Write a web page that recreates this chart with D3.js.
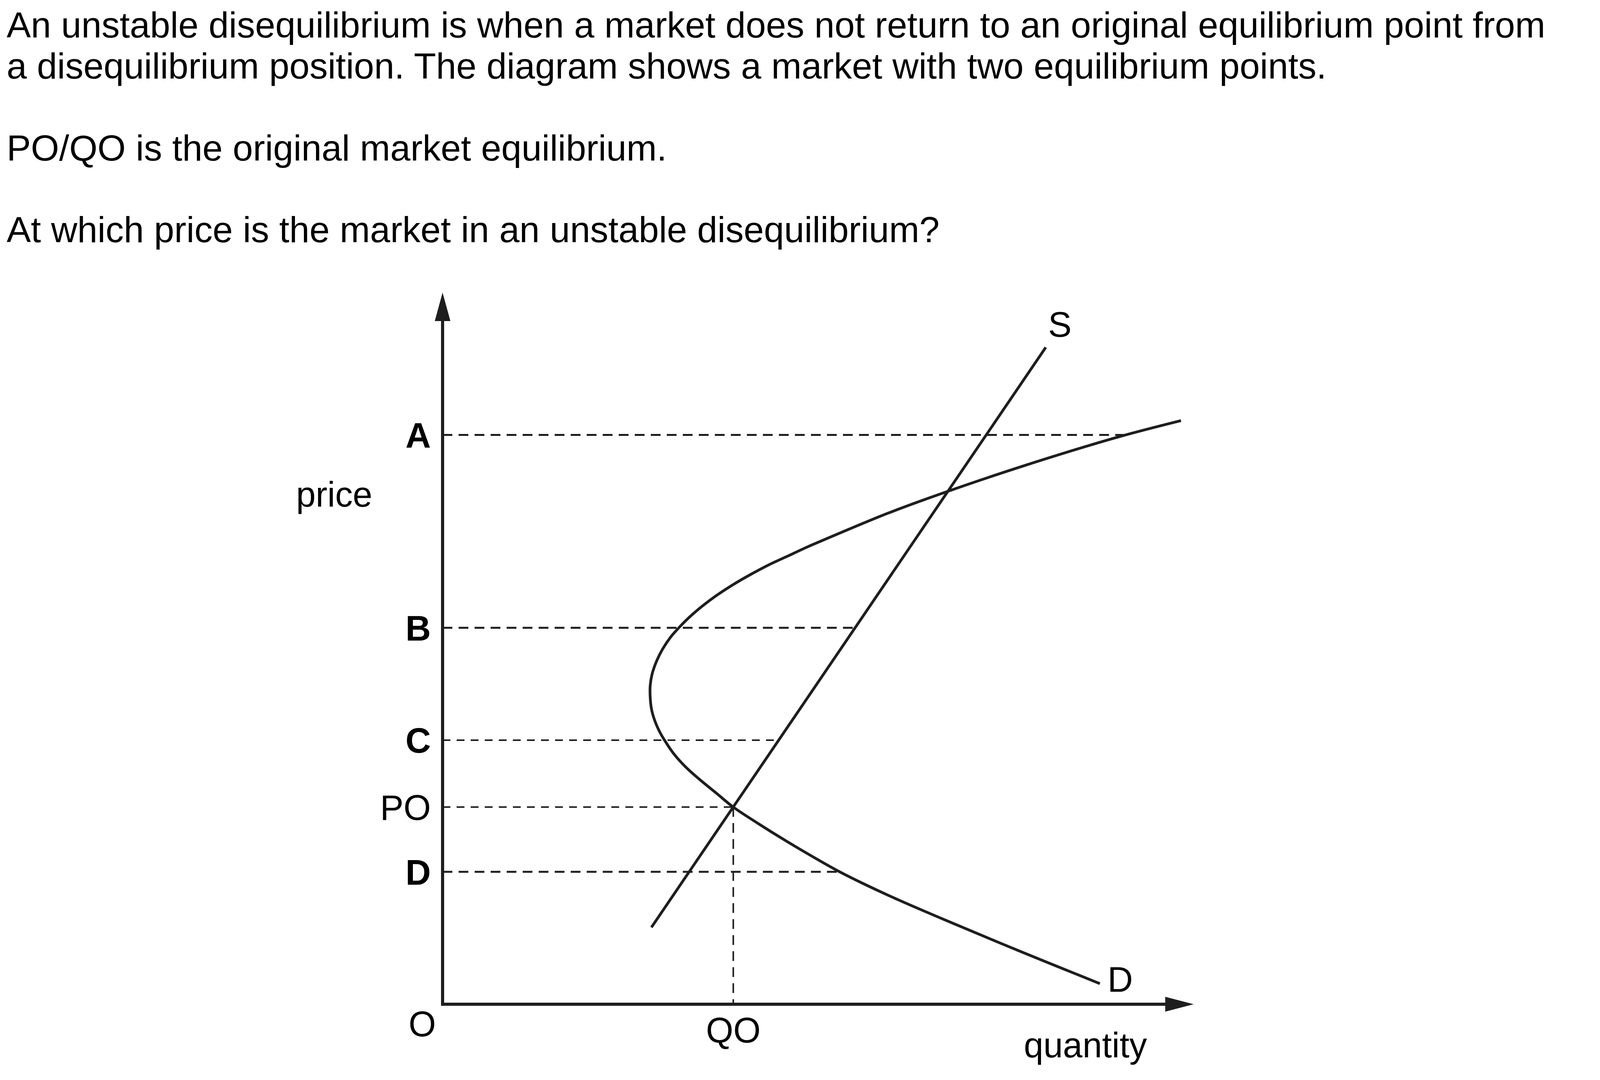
<!DOCTYPE html>
<html>
<head>
<meta charset="utf-8">
<script src="https://cdn.jsdelivr.net/npm/d3@7"></script>
<style>
  body { margin: 0; background: #fff; }
  text { font-family: "Liberation Sans", Arial, sans-serif; fill: #000; }
</style>
</head>
<body>
<div id="chart"></div>
<script>
// question text above the diagram
var questionLines = [
    "An unstable disequilibrium is when a market does not return to an original equilibrium point from",
    "a disequilibrium position. The diagram shows a market with two equilibrium points.",
    "PO/QO is the original market equilibrium.",
    "At which price is the market in an unstable disequilibrium?"
];

// price levels marked on the vertical axis
var priceLabels = ["A", "B", "C", "PO", "D"];
var priceLevels = [80, 52.9, 37.1, 27.7, 18.6];
// quantity where each dashed guide meets a curve
var guideEnds = [90.9, 55, 44.5, 38.7, 52.9];

// original equilibrium quantity
var qoLabel = "QO";
var qoValue = 38.7;

// supply line (two end points)
var supplyQ = [27.8, 80.3];
var supplyP = [10.8, 92.3];

// backward bending demand curve, traced from top right to bottom right
var demandQ = [98.3, 89.6, 77.2, 66.8, 59.3, 50.98, 48.55, 45.95, 43.35, 40.74, 38.66, 36.40,
    34.67, 32.94, 31.55, 30.33, 29.29, 28.51, 27.90, 27.64, 27.64, 27.81, 28.25, 28.85, 29.55,
    30.7, 32.3, 34.2, 36.4, 38.7, 42.0, 45.8, 49.5, 52.7, 56.5, 60.6, 67.2, 77.2, 87.5];
var demandP = [82.0, 79.6, 75.6, 71.9, 69.0, 65.35, 64.25, 62.97, 61.70, 60.23, 58.95, 57.39,
    56.02, 54.47, 53.01, 51.55, 49.90, 48.26, 46.42, 44.78, 43.13, 41.49, 39.84, 38.38, 37.10,
    35.3, 33.4, 31.6, 29.7, 27.7, 25.4, 22.9, 20.6, 18.7, 16.7, 14.7, 11.7, 7.3, 2.9];

var W = 4201, H = 2765;
var fs = 90;
var lineColor = "#1e1e1e";

var svg = d3.select("#chart")
    .append("svg")
    .attr("width", W)
    .attr("height", H)
    .style("background", "#fff");

// question text
var textBaselines = [96, 201, 411, 620];
svg.selectAll(".question")
    .data(questionLines)
    .enter()
    .append("text")
    .attr("class", "question")
    .attr("x", 17)
    .attr("y", function (d, i) { return textBaselines[i]; })
    .attr("font-size", 93)
    .text(function (d) { return d; });

// scales, the axes run from 0 to 100 on both directions
var x = d3.scaleLinear().domain([0, 100]).range([1133, 3056]);
var y = d3.scaleLinear().domain([0, 100]).range([2571, 749]);

// dashed guides from the price axis
var guides = priceLabels.map(function (l, i) {
    return { label: l, p: priceLevels[i], end: guideEnds[i] };
});
svg.selectAll(".guide")
    .data(guides)
    .enter()
    .append("line")
    .attr("class", "guide")
    .attr("x1", x(0))
    .attr("x2", function (d) { return x(d.end); })
    .attr("y1", function (d) { return y(d.p); })
    .attr("y2", function (d) { return y(d.p); })
    .attr("stroke", lineColor)
    .attr("stroke-width", function (d) { return (d.label == "C" || d.label == "PO") ? 4 : 5; })
    .attr("stroke-dasharray", function (d) { return (d.label == "C" || d.label == "PO") ? "20,16" : "25,16"; });

// vertical guide down to QO
svg.append("line")
    .attr("x1", x(qoValue))
    .attr("x2", x(qoValue))
    .attr("y1", y(priceLevels[3]))
    .attr("y2", y(0))
    .attr("stroke", lineColor)
    .attr("stroke-width", 4)
    .attr("stroke-dasharray", "25,16");

// price labels
svg.selectAll(".plabel")
    .data(guides)
    .enter()
    .append("text")
    .attr("class", "plabel")
    .attr("x", x(0) - 30)
    .attr("y", function (d) { return y(d.p) + fs * 0.36; })
    .attr("text-anchor", "end")
    .attr("font-size", fs)
    .attr("font-weight", function (d) { return d.label == "PO" ? "normal" : "bold"; })
    .text(function (d) { return d.label; });

// supply line
var supply = supplyQ.map(function (q, i) { return { q: q, p: supplyP[i] }; });
svg.append("path")
    .datum(supply)
    .attr("fill", "none")
    .attr("stroke", lineColor)
    .attr("stroke-width", 7)
    .attr("d", d3.line()
        .x(function (d) { return x(d.q); })
        .y(function (d) { return y(d.p); })
    );

// demand curve
var demand = demandQ.map(function (q, i) { return { q: q, p: demandP[i] }; });
svg.append("path")
    .datum(demand)
    .attr("fill", "none")
    .attr("stroke", lineColor)
    .attr("stroke-width", 7)
    .attr("d", d3.line()
        .curve(d3.curveCatmullRom.alpha(0.5))
        .x(function (d) { return x(d.q); })
        .y(function (d) { return y(d.p); })
    );

// axes with arrow heads
svg.append("line")
    .attr("x1", x(0)).attr("y1", y(0) + 4)
    .attr("x2", x(0)).attr("y2", y(96))
    .attr("stroke", lineColor)
    .attr("stroke-width", 8);
svg.append("line")
    .attr("x1", x(0) - 4).attr("y1", y(0))
    .attr("x2", x(97)).attr("y2", y(0))
    .attr("stroke", lineColor)
    .attr("stroke-width", 8);
svg.append("path")
    .attr("d", "M" + x(0) + "," + y(100) + " L" + (x(0) - 20) + "," + (y(100) + 73) + " L" + (x(0) + 20) + "," + (y(100) + 73) + " Z")
    .attr("fill", lineColor);
svg.append("path")
    .attr("d", "M" + x(100) + "," + y(0) + " L" + (x(100) - 73) + "," + (y(0) - 19) + " L" + (x(100) - 73) + "," + (y(0) + 19) + " Z")
    .attr("fill", lineColor);

// axis titles and curve names
svg.append("text")
    .attr("x", 758).attr("y", 1297)
    .attr("font-size", fs)
    .text("price");
svg.append("text")
    .attr("x", 2621).attr("y", 2707)
    .attr("font-size", fs)
    .text("quantity");
svg.append("text")
    .attr("x", x(0) - 52).attr("y", 2653)
    .attr("text-anchor", "middle")
    .attr("font-size", fs)
    .text("O");
svg.append("text")
    .attr("x", x(qoValue)).attr("y", 2669)
    .attr("text-anchor", "middle")
    .attr("font-size", fs)
    .text(qoLabel);
svg.append("text")
    .attr("x", x(supplyQ[1]) + 36).attr("y", y(supplyP[1]) - 27)
    .attr("text-anchor", "middle")
    .attr("font-size", fs)
    .text("S");
svg.append("text")
    .attr("x", x(demandQ[demandQ.length - 1]) + 52).attr("y", y(demandP[demandP.length - 1]) + 21)
    .attr("text-anchor", "middle")
    .attr("font-size", fs)
    .text("D");
</script>
</body>
</html>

_ _ _ _

Give back the whole listing as it stands, minus its pictures.

Write a web page that recreates this chart with D3.js.
<!DOCTYPE html>
<html>
<head>
<meta charset="utf-8">
<script src="https://cdn.jsdelivr.net/npm/d3@7"></script>
<style>
  body { margin: 0; background: #fff; }
  text { font-family: "Liberation Sans", Arial, sans-serif; fill: #000; }
</style>
</head>
<body>
<div id="chart"></div>
<script>
// question text above the diagram
var questionLines = [
    "An unstable disequilibrium is when a market does not return to an original equilibrium point from",
    "a disequilibrium position. The diagram shows a market with two equilibrium points.",
    "PO/QO is the original market equilibrium.",
    "At which price is the market in an unstable disequilibrium?"
];

// price levels marked on the vertical axis
var priceLabels = ["A", "B", "C", "PO", "D"];
var priceLevels = [80, 52.9, 37.1, 27.7, 18.6];
// quantity where each dashed guide meets a curve
var guideEnds = [90.9, 55, 44.5, 38.7, 52.9];

// original equilibrium quantity
var qoLabel = "QO";
var qoValue = 38.7;

// supply line (two end points)
var supplyQ = [27.8, 80.3];
var supplyP = [10.8, 92.3];

// backward bending demand curve, traced from top right to bottom right
var demandQ = [98.3, 89.6, 77.2, 66.8, 59.3, 50.98, 48.55, 45.95, 43.35, 40.74, 38.66, 36.40,
    34.67, 32.94, 31.55, 30.33, 29.29, 28.51, 27.90, 27.64, 27.64, 27.81, 28.25, 28.85, 29.55,
    30.7, 32.3, 34.2, 36.4, 38.7, 42.0, 45.8, 49.5, 52.7, 56.5, 60.6, 67.2, 77.2, 87.5];
var demandP = [82.0, 79.6, 75.6, 71.9, 69.0, 65.35, 64.25, 62.97, 61.70, 60.23, 58.95, 57.39,
    56.02, 54.47, 53.01, 51.55, 49.90, 48.26, 46.42, 44.78, 43.13, 41.49, 39.84, 38.38, 37.10,
    35.3, 33.4, 31.6, 29.7, 27.7, 25.4, 22.9, 20.6, 18.7, 16.7, 14.7, 11.7, 7.3, 2.9];

var W = 4201, H = 2765;
var fs = 90;
var lineColor = "#1e1e1e";

var svg = d3.select("#chart")
    .append("svg")
    .attr("width", W)
    .attr("height", H)
    .style("background", "#fff");

// question text
var textBaselines = [96, 201, 411, 620];
svg.selectAll(".question")
    .data(questionLines)
    .enter()
    .append("text")
    .attr("class", "question")
    .attr("x", 17)
    .attr("y", function (d, i) { return textBaselines[i]; })
    .attr("font-size", 93)
    .text(function (d) { return d; });

// scales, the axes run from 0 to 100 on both directions
var x = d3.scaleLinear().domain([0, 100]).range([1133, 3056]);
var y = d3.scaleLinear().domain([0, 100]).range([2571, 749]);

// dashed guides from the price axis
var guides = priceLabels.map(function (l, i) {
    return { label: l, p: priceLevels[i], end: guideEnds[i] };
});
svg.selectAll(".guide")
    .data(guides)
    .enter()
    .append("line")
    .attr("class", "guide")
    .attr("x1", x(0))
    .attr("x2", function (d) { return x(d.end); })
    .attr("y1", function (d) { return y(d.p); })
    .attr("y2", function (d) { return y(d.p); })
    .attr("stroke", lineColor)
    .attr("stroke-width", function (d) { return (d.label == "C" || d.label == "PO") ? 4 : 5; })
    .attr("stroke-dasharray", function (d) { return (d.label == "C" || d.label == "PO") ? "20,16" : "25,16"; });

// vertical guide down to QO
svg.append("line")
    .attr("x1", x(qoValue))
    .attr("x2", x(qoValue))
    .attr("y1", y(priceLevels[3]))
    .attr("y2", y(0))
    .attr("stroke", lineColor)
    .attr("stroke-width", 4)
    .attr("stroke-dasharray", "25,16");

// price labels
svg.selectAll(".plabel")
    .data(guides)
    .enter()
    .append("text")
    .attr("class", "plabel")
    .attr("x", x(0) - 30)
    .attr("y", function (d) { return y(d.p) + fs * 0.36; })
    .attr("text-anchor", "end")
    .attr("font-size", fs)
    .attr("font-weight", function (d) { return d.label == "PO" ? "normal" : "bold"; })
    .text(function (d) { return d.label; });

// supply line
var supply = supplyQ.map(function (q, i) { return { q: q, p: supplyP[i] }; });
svg.append("path")
    .datum(supply)
    .attr("fill", "none")
    .attr("stroke", lineColor)
    .attr("stroke-width", 7)
    .attr("d", d3.line()
        .x(function (d) { return x(d.q); })
        .y(function (d) { return y(d.p); })
    );

// demand curve
var demand = demandQ.map(function (q, i) { return { q: q, p: demandP[i] }; });
svg.append("path")
    .datum(demand)
    .attr("fill", "none")
    .attr("stroke", lineColor)
    .attr("stroke-width", 7)
    .attr("d", d3.line()
        .curve(d3.curveCatmullRom.alpha(0.5))
        .x(function (d) { return x(d.q); })
        .y(function (d) { return y(d.p); })
    );

// axes with arrow heads
svg.append("line")
    .attr("x1", x(0)).attr("y1", y(0) + 4)
    .attr("x2", x(0)).attr("y2", y(96))
    .attr("stroke", lineColor)
    .attr("stroke-width", 8);
svg.append("line")
    .attr("x1", x(0) - 4).attr("y1", y(0))
    .attr("x2", x(97)).attr("y2", y(0))
    .attr("stroke", lineColor)
    .attr("stroke-width", 8);
svg.append("path")
    .attr("d", "M" + x(0) + "," + y(100) + " L" + (x(0) - 20) + "," + (y(100) + 73) + " L" + (x(0) + 20) + "," + (y(100) + 73) + " Z")
    .attr("fill", lineColor);
svg.append("path")
    .attr("d", "M" + x(100) + "," + y(0) + " L" + (x(100) - 73) + "," + (y(0) - 19) + " L" + (x(100) - 73) + "," + (y(0) + 19) + " Z")
    .attr("fill", lineColor);

// axis titles and curve names
svg.append("text")
    .attr("x", 758).attr("y", 1297)
    .attr("font-size", fs)
    .text("price");
svg.append("text")
    .attr("x", 2621).attr("y", 2707)
    .attr("font-size", fs)
    .text("quantity");
svg.append("text")
    .attr("x", x(0) - 52).attr("y", 2653)
    .attr("text-anchor", "middle")
    .attr("font-size", fs)
    .text("O");
svg.append("text")
    .attr("x", x(qoValue)).attr("y", 2669)
    .attr("text-anchor", "middle")
    .attr("font-size", fs)
    .text(qoLabel);
svg.append("text")
    .attr("x", x(supplyQ[1]) + 36).attr("y", y(supplyP[1]) - 27)
    .attr("text-anchor", "middle")
    .attr("font-size", fs)
    .text("S");
svg.append("text")
    .attr("x", x(demandQ[demandQ.length - 1]) + 52).attr("y", y(demandP[demandP.length - 1]) + 21)
    .attr("text-anchor", "middle")
    .attr("font-size", fs)
    .text("D");
</script>
</body>
</html>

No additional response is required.